What is asked =>
Repeat the material exactly from its first line to the line that includes "0, 8.5, 34];". Skip pictures.

-------- Supplied records --------

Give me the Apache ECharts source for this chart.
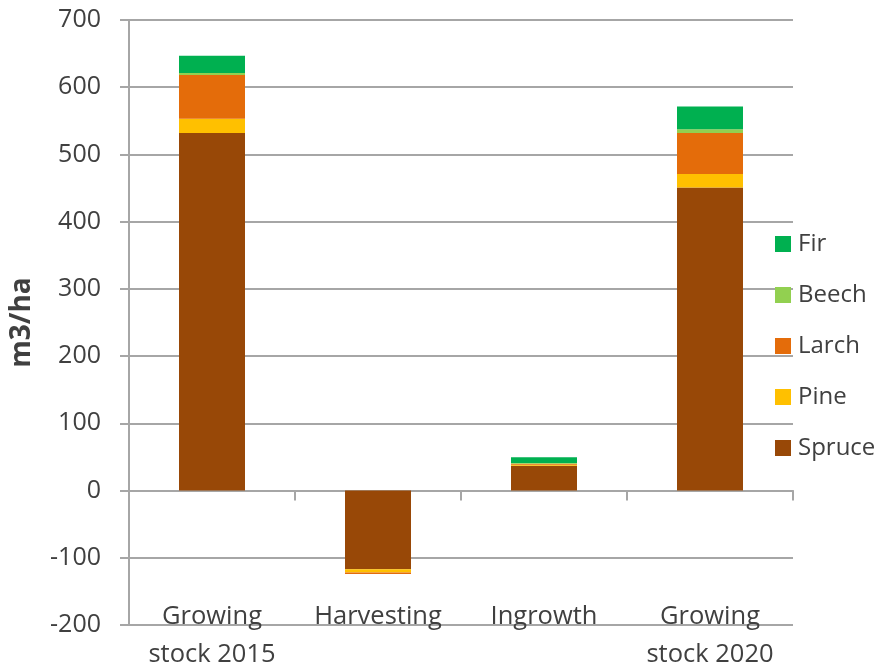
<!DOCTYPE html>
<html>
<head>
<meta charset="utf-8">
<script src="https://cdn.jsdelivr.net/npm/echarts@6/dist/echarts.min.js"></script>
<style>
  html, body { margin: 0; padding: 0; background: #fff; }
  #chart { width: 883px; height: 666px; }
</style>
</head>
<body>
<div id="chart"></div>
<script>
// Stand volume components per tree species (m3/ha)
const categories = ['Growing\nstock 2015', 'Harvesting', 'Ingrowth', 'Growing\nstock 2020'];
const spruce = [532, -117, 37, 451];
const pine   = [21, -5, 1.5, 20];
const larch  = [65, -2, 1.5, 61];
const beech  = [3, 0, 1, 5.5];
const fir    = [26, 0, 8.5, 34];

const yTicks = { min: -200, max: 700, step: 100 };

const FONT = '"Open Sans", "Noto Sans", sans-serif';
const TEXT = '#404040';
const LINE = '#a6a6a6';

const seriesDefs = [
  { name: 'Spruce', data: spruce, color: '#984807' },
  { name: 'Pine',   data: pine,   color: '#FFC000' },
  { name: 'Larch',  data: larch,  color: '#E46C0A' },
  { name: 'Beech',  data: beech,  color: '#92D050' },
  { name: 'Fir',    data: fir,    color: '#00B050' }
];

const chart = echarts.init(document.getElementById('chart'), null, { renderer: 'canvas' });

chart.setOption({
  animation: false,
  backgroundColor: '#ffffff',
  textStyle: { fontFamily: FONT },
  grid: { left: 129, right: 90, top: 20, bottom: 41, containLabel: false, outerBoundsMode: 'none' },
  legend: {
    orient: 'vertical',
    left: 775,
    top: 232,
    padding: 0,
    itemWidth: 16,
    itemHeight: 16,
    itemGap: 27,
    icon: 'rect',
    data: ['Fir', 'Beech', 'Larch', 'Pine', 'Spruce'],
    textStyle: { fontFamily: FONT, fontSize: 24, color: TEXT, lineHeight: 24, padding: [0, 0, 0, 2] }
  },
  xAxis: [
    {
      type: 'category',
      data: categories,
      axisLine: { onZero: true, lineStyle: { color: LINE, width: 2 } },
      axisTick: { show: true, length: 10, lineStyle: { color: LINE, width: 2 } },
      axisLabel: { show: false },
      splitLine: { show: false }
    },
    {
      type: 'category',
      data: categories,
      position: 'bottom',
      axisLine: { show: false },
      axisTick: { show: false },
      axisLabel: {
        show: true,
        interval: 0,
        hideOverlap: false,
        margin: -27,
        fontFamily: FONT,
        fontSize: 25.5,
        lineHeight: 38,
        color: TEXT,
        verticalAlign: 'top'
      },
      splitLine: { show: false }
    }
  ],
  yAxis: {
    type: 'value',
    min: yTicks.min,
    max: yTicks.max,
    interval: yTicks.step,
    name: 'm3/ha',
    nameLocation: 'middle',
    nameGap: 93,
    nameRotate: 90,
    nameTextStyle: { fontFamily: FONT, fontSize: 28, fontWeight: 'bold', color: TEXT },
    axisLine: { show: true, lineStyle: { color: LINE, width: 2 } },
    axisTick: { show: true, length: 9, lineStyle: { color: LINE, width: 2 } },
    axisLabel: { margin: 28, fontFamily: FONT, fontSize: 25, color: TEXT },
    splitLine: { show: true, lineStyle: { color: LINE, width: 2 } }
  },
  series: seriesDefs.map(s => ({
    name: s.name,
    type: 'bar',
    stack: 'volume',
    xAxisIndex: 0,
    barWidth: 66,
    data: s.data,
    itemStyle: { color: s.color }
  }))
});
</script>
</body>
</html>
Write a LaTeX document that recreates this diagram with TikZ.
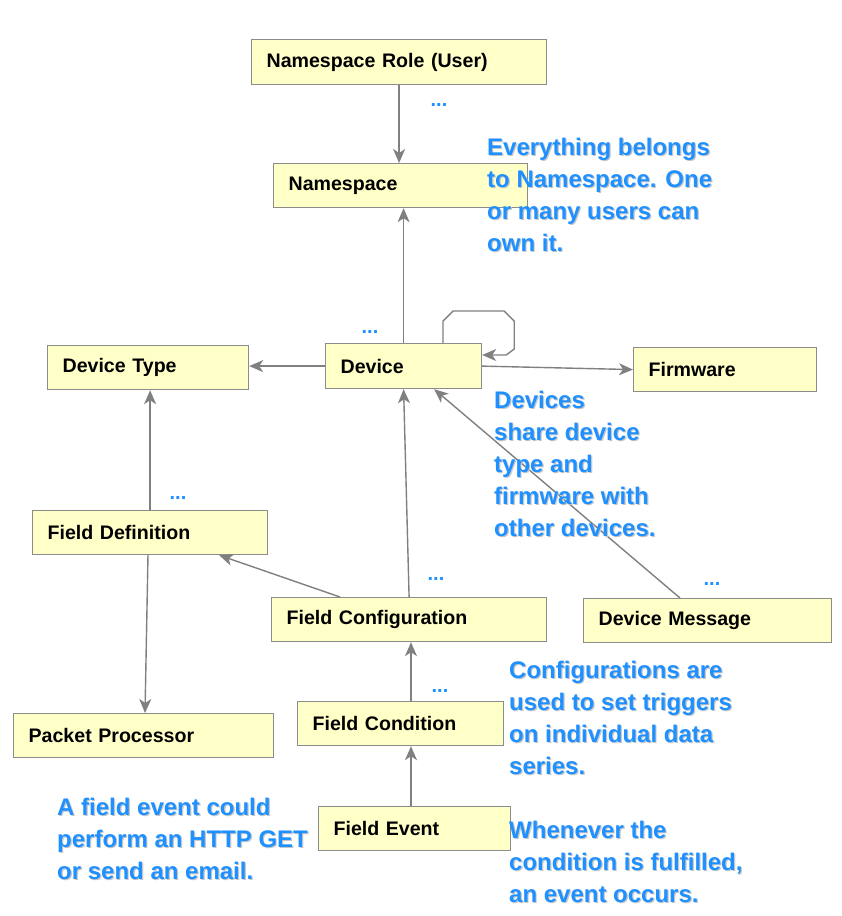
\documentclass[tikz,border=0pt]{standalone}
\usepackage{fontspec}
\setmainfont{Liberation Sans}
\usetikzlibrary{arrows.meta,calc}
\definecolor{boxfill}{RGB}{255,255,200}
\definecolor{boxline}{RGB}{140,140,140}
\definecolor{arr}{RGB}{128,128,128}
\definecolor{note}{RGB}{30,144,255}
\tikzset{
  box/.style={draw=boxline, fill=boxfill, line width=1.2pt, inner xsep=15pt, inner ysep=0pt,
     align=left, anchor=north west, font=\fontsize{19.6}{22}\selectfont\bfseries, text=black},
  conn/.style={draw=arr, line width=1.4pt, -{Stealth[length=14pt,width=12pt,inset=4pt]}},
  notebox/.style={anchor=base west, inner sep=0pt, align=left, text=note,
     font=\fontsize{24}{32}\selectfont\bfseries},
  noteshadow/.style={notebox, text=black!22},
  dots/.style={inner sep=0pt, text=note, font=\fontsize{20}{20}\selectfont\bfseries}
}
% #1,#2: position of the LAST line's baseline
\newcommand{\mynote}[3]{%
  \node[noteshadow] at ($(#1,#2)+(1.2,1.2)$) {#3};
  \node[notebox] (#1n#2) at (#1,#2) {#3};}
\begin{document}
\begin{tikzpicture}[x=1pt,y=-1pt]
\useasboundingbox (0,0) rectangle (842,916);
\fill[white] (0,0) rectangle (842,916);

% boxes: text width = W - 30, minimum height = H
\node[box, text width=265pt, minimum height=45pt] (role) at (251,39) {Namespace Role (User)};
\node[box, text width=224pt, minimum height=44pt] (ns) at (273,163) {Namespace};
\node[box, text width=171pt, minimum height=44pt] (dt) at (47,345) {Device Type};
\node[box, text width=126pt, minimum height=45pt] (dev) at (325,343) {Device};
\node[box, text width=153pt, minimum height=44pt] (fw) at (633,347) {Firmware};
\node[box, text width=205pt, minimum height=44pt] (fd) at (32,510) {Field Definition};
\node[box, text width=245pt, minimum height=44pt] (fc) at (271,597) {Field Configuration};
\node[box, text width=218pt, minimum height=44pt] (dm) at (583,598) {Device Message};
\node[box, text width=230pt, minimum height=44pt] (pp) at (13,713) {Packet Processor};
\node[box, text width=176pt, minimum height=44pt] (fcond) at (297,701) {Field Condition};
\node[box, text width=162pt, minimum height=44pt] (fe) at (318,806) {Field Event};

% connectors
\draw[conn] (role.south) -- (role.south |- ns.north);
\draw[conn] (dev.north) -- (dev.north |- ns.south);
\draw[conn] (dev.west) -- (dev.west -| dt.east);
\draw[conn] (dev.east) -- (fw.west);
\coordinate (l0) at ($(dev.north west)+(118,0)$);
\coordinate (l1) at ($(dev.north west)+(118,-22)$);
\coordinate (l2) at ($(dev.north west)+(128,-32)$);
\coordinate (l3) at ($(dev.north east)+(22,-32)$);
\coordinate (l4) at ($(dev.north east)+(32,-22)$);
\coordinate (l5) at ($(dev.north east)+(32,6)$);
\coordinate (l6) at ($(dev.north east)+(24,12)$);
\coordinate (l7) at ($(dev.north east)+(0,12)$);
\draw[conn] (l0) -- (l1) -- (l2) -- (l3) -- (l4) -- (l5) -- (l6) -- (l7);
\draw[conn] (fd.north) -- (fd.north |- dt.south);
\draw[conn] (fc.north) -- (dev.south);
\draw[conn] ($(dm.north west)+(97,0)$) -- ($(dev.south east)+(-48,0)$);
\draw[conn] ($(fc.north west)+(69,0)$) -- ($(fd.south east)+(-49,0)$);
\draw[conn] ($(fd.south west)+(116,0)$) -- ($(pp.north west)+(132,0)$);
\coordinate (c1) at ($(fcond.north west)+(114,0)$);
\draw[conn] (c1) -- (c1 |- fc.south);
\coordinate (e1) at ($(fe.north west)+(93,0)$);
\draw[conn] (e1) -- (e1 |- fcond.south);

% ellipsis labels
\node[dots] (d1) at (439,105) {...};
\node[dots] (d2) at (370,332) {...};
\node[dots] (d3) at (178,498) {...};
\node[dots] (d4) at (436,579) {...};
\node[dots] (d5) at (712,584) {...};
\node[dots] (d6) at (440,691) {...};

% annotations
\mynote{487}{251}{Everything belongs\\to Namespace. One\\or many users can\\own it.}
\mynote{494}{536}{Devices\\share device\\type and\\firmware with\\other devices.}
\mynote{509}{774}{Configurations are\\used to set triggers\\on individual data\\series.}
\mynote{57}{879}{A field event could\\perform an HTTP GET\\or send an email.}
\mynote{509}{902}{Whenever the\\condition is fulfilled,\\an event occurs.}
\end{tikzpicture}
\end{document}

--------

Result of the task =>
Give me the Apache ECharts source for this chart.
<!DOCTYPE html>
<html>
<head>
<meta charset="utf-8">
<script src="https://cdn.jsdelivr.net/npm/echarts@6/dist/echarts.min.js"></script>
<style>
  html, body { margin: 0; padding: 0; background: #fff; }
  #chart { width: 883px; height: 666px; }
</style>
</head>
<body>
<div id="chart"></div>
<script>
// Stand volume components per tree species (m3/ha)
const categories = ['Growing\nstock 2015', 'Harvesting', 'Ingrowth', 'Growing\nstock 2020'];
const spruce = [532, -117, 37, 451];
const pine   = [21, -5, 1.5, 20];
const larch  = [65, -2, 1.5, 61];
const beech  = [3, 0, 1, 5.5];
const fir    = [26, 0, 8.5, 34];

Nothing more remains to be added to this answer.